I am a researcher at Universitat Jaume I in Castellon de la Plana, working on machine interpretation of line drawings. I receive a scholarship from the Ramon y Cajal Programme, which in turn is partially financed by the Fondo Social Europeo. I was previously at the Suzuki Lab at the University of Tokyo, where I was a research fellow sponsored by the Japan Society for the Promotion of Science.
My Ramon y Cajal scholarship runs from December 2006 to November 2011. It is not unknown for people in their last year to finish early if something else comes up. (Yes, that was a hint.)
Here is my CV, as submitted to the Spanish Ministry of Education and Science for evaluation under the PI3 Programme. I passed the evaluation, but it seems that they don't have anything to offer me.
An introduction to line drawing interpretation.
My academic papers and other publications.
Some natural line drawings.
Some wireframe drawings.
RIBALD, a program for Reconstructing Interactive B-rep models by Analysing Line Drawings.
A program for creating simple triangulated mesh models.
A program for creating heightmaps of islands.
Some basic geometric functions implemented in C.
Some notes on sketch input which I am gradually putting together. Essentially, this is what I would put in my PhD thesis if I were writing it now. Quite a lot has changed in the last five years.
Some old notes on sketch input, retrieved from my (now defunct) Cardiff University web site. The algorithms are now out of date, but the set of test drawings is still useful.
My personal web site tells you more about me, including my hobbies and interests.

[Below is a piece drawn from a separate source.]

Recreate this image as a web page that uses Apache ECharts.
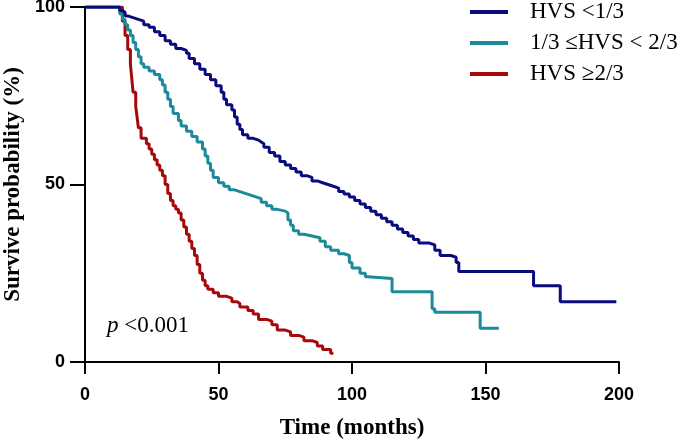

A threatening letter to Cardiff University.
The copyright status of all the natural line drawings, wireframe drawings, and vertex/edge data which I have produced and which can be found on this web site is this:
I own the copyright to all of these drawings. In those cases where I was sufficiently inspired by someone else's drawing to want something like it in my own collection, I have (a) created my own drawing, similar to but not identical to the one which inspired it, and (b) cited the source which inspired it.
Several organisations, including Cardiff University and a number of publishers of academic journals, have tried to grab the copyright to these drawings for themselves, and in all cases I have told them bluntly where to get off.
Anyone may use any of these drawings freely in any work the purpose of which is to advance human knowledge. That specifically includes, but is not restricted to, research work done in universities. The source should be acknowledged in an appropriate manner (by citation in an academic paper, by hyperlink in a web page, or whatever else seems appropriate).
Photos have been moved here.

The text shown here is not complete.